The CDC was engulfed in turmoil late yesterday as director Susan Monarez was fired, just weeks after her confirmation. Why it matters: Monarez's and other sudden high-level departures gutted the top ranks of the agency that's responsible for protecting the nation's public health. The intrigue: After HHS announced on X that Monarez was "no longer director" of the CDC, attorneys Mark Zaid and Abbe Lowell posted on X last night that Monarez had "neither resigned nor received notification from the White House that she has been fired." The White House announcement came less than two hours later. - White House spokesperson Kush Desai said in a statement: "Since Susan Monarez refused to resign despite informing HHS leadership of her intent to do so, the White House has terminated Monarez from her position with the CDC."

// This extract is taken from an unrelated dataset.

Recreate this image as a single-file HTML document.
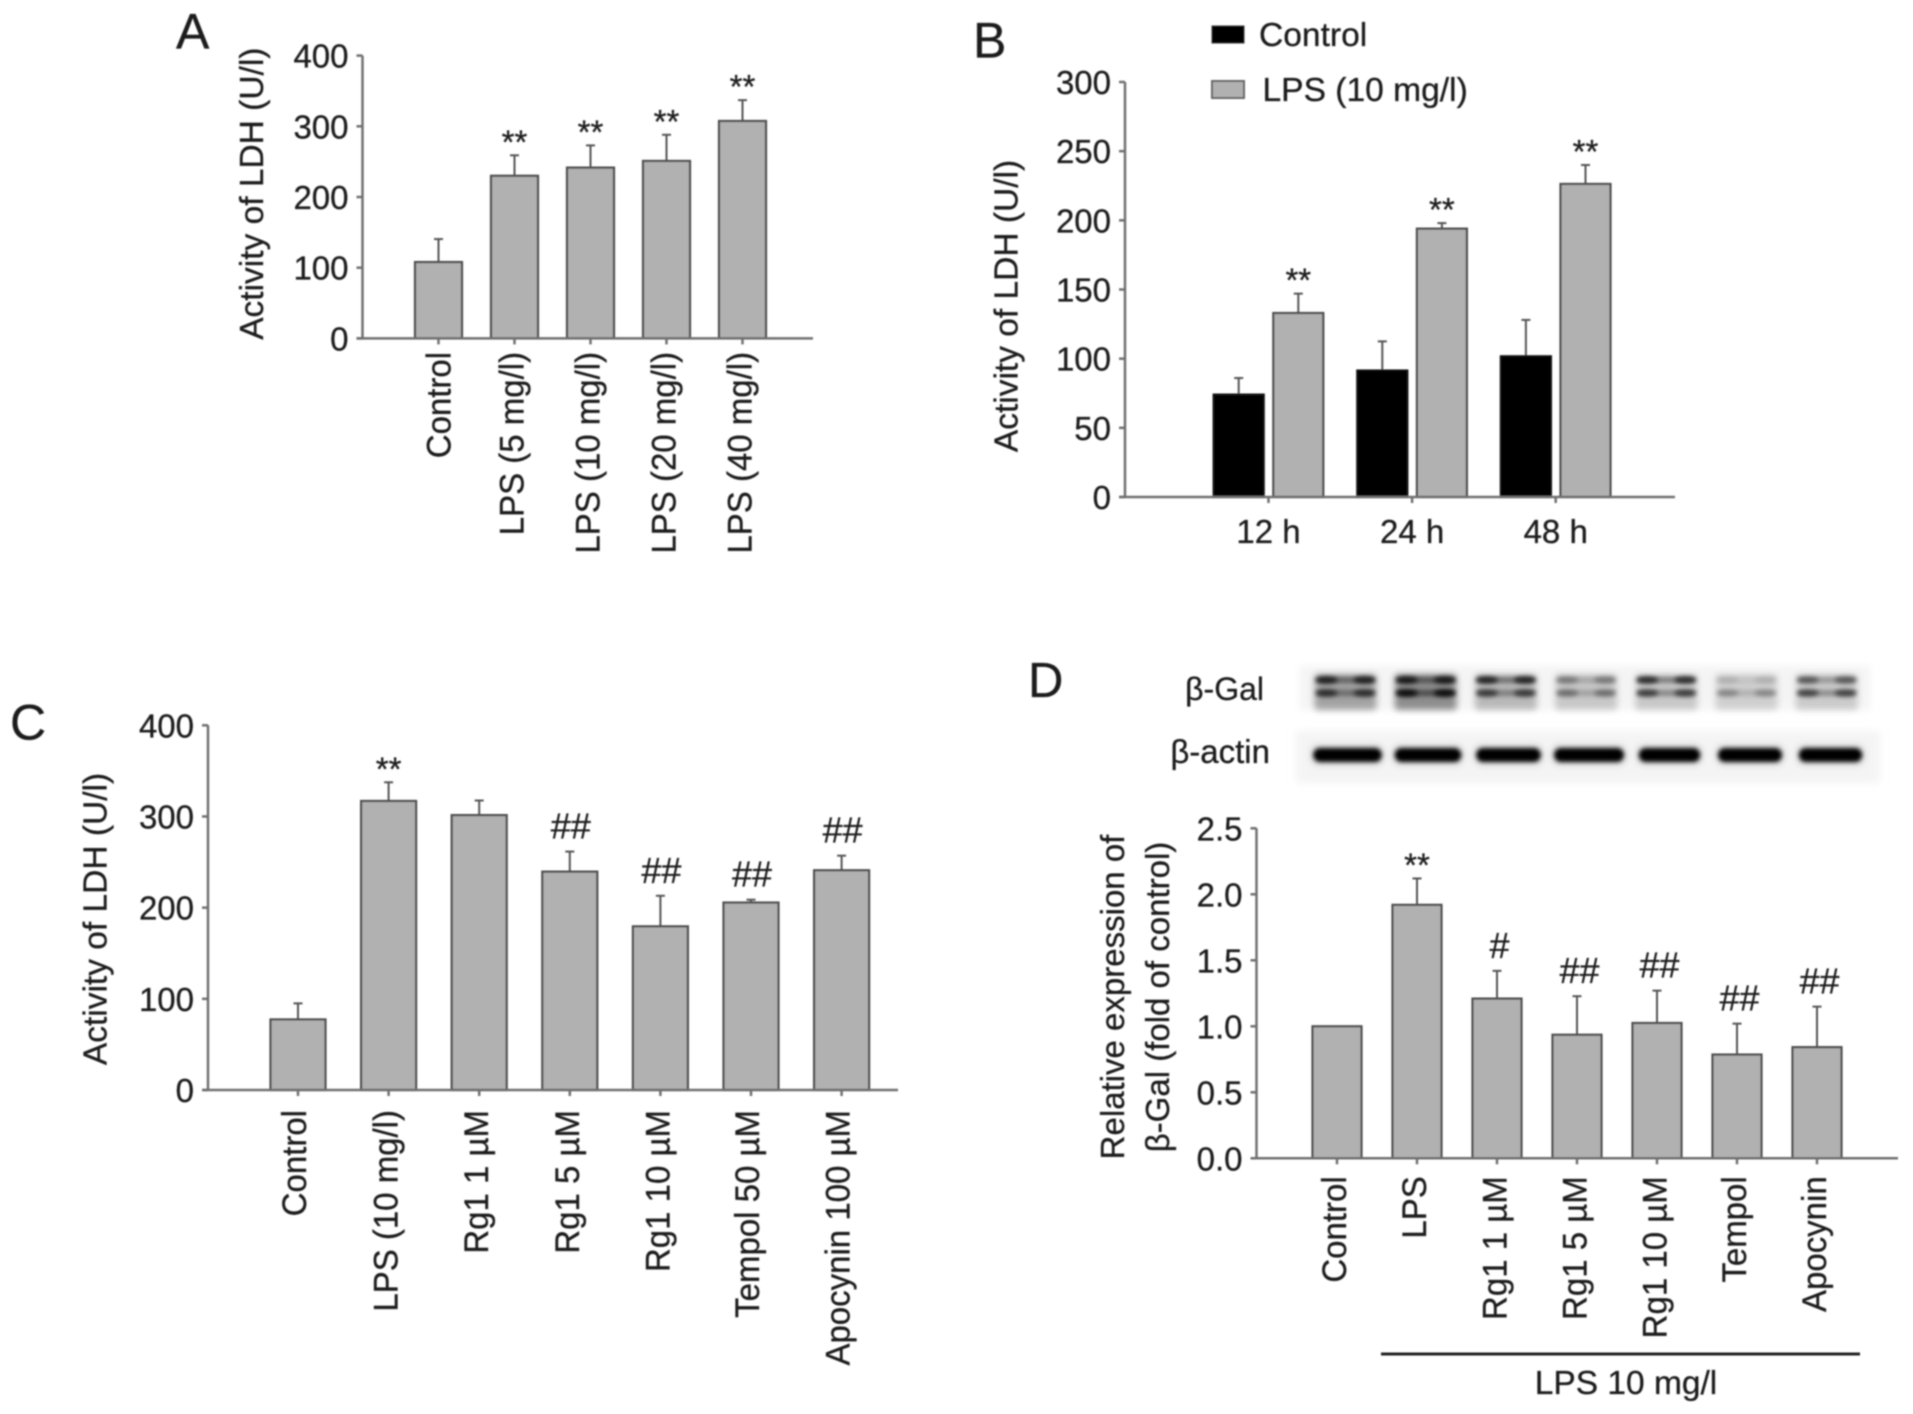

Driving the news: The CDC's chief medical officer, Debra Houry, resigned her position, according to internal emails viewed by Axios. - Daniel Jernigan, the CDC's director of the National Center for Emerging and Zoonotic Infectious Diseases, and Demetre Daskalakis, the CDC's director of the National Center for Immunization and Respiratory Diseases, also resigned their posts yesterday, according to the emails.
What they're saying: "The intentional eroding of trust in low-risk vaccines favoring natural infection and unproven remedies will bring us to a pre-vaccine era where only the strong will survive and many if not all will suffer," Daskalakis wrote in a blistering resignation letter he posted on X. - "Vaccines save lives — this is an indisputable, well-established, scientific fact," Houry wrote in a separate email.
- "I am committed to protecting the public's health, but the ongoing changes prevent me from continuing in my job as a leader of the agency."
Monarez clashed with Kennedy over COVID vaccine policy changes and tried to get Senate health committee chair Bill Cassidy (R-La.) to intervene after Kennedy urged her to resign, the Washington Post reported. - During Monarez's brief tenure, the agency was targeted in an attack on its Atlanta headquarters by a gunman influenced by anti-vaccine rhetoric, and moved ahead with hundreds of job cuts.
Maya Goldman and Emily Peck contributed.